I recently purchased a used mountain bike, an upgrade from my old one, so I had a good excuse to test it out on the Munson Hills Off-Road Bicycle Trail just south of Tallahassee. The trail is a 7.5 mile loop with an option for a shorter loop by taking the Tall Pine Shortcut. It traverses rolling hills of pristine longleaf pine flatwoods, and if the hills aren't enough, the Forest Service and volunteers have scalloped out hundreds of shorter dips and rises after laying down a bed of hard clay on most of the single-track surface. The jumps, twists and turns and sometimes narrow openings through the pines make for a fun and challenging ride. Make sure your brakes are working properly!
Before I embarked, I stopped by a bike shop and purchased some preparatory items-a spare inner tube, patch kit, tire levers, compact multi-tool, and a couple of CO2 cartridges with a small inflator that can inflate a completely flat tire in about five seconds (versus five minutes or more with a small hand pump). There's nothing worse than a flat tire several miles down a trail and no way to fix or replace it.
On a recent Sunday evening, I waited for a thunderstorm to pass before embarking on the trail. Since I only had a couple of hours left of daylight, I also brought a small flashlight just in case I had problems and had to walk my bike back to the trailhead.
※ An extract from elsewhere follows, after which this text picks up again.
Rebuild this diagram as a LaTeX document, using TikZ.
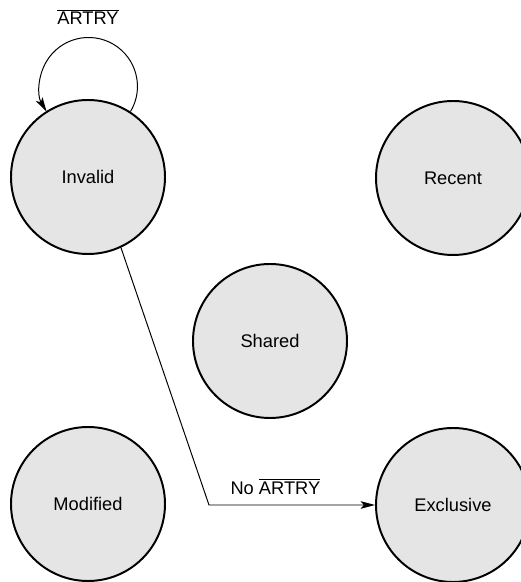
\documentclass[tikz,border=0pt]{standalone}
\usepackage{fontspec}
\setmainfont{Liberation Sans}
\usepackage{tikz}
\usetikzlibrary{positioning, arrows.meta, calc}
\definecolor{stategray}{HTML}{E5E5E5}
\tikzset{every picture/.append style={thick}}

\begin{document}
\begin{tikzpicture}[
        state/.style={circle, draw, line width=1.4pt, fill=stategray, minimum size=3.85cm, inner sep=0pt, font=\fontsize{13}{15}\selectfont},
        trans/.style={line width=0.7pt, -{Stealth[length=3.6mm, width=1.9mm, inset=0.8mm]}},
        lbl/.style={font=\fontsize{13}{15}\selectfont}]
            % Page frame
            \useasboundingbox (0,0) rectangle (13.025,14.55);
            
            % State circles
            \node[state] (Invalid) at (2.2,10.125) {Invalid};
            \node[state] (Recent) at (11.325,10.1) {Recent};
            \node[state] (Shared) at (6.75,6.025) {Shared};
            \node[state] (Modified) at (2.2,1.95) {Modified};
            \node[state] (Exclusive) at (11.325,1.925) {Exclusive};
            
            % Self loop on Invalid
            \draw[trans] (Invalid.57) arc[start angle=-31, end angle=211, radius=1.223cm];
            \node[lbl] (LoopLabel) at (2.2,14.125) {$\overline{\mbox{ARTRY}}$};
            
            % Invalid to Exclusive
            \coordinate (Bend) at (5.225,1.925);
            \draw[trans] (Invalid.-65) -- (Bend) -- node[lbl, above=4pt, pos=0.4] (NoLabel) {No $\overline{\mbox{ARTRY}}$} (Exclusive.west);
        \end{tikzpicture}
\end{document}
A headlamp would have sufficed even better. And, of course, I wore a helmet and brought plenty of water and a cell phone.
About two miles down the trail, I heard the sickening noise of air whistling out of my rear tire. I couldn't believe it. I hadn't had to deal with a complete blowout in years. So, I took a deep breath, pulled out my multi-tool and accessories, and went to work. I decided that replacing the tube was easier than fixing it. I could put on a patch at home and test it on my unpaved roads. It helped that my bike was equipped with quick release wheels. I was back on the trail in ten minutes with new found confidence!
If you are new to biking and need to learn how to change or inflate a tire, numerous online videos can prove helpful and the folks at local bike shops are usually happy to assist. And don't forget the non-profit Bicycle House on Jackson Bluff Road where you can learn to repair a bike yourself.
My rewards for being able to continue my ride came about at the far end of the trail where I stopped and listened to barking tree frogs. They do emit a type of barking sound and since it had been a rainy day, they were active. I also watched an endangered red-cockaded woodpecker return to its cavity in a living pine. That was a rare treat. And soon after starting out again, I scared up a doe. Since the forest understory was relatively open, I watched her as she leaped away and bounded down to a small pond. The earlier thunderstorm had obviously frightened away other riders, so it was just me and the wild critters. I was grateful I had properly prepared for my ride beforehand.
Next on my list: some good padded bike shorts!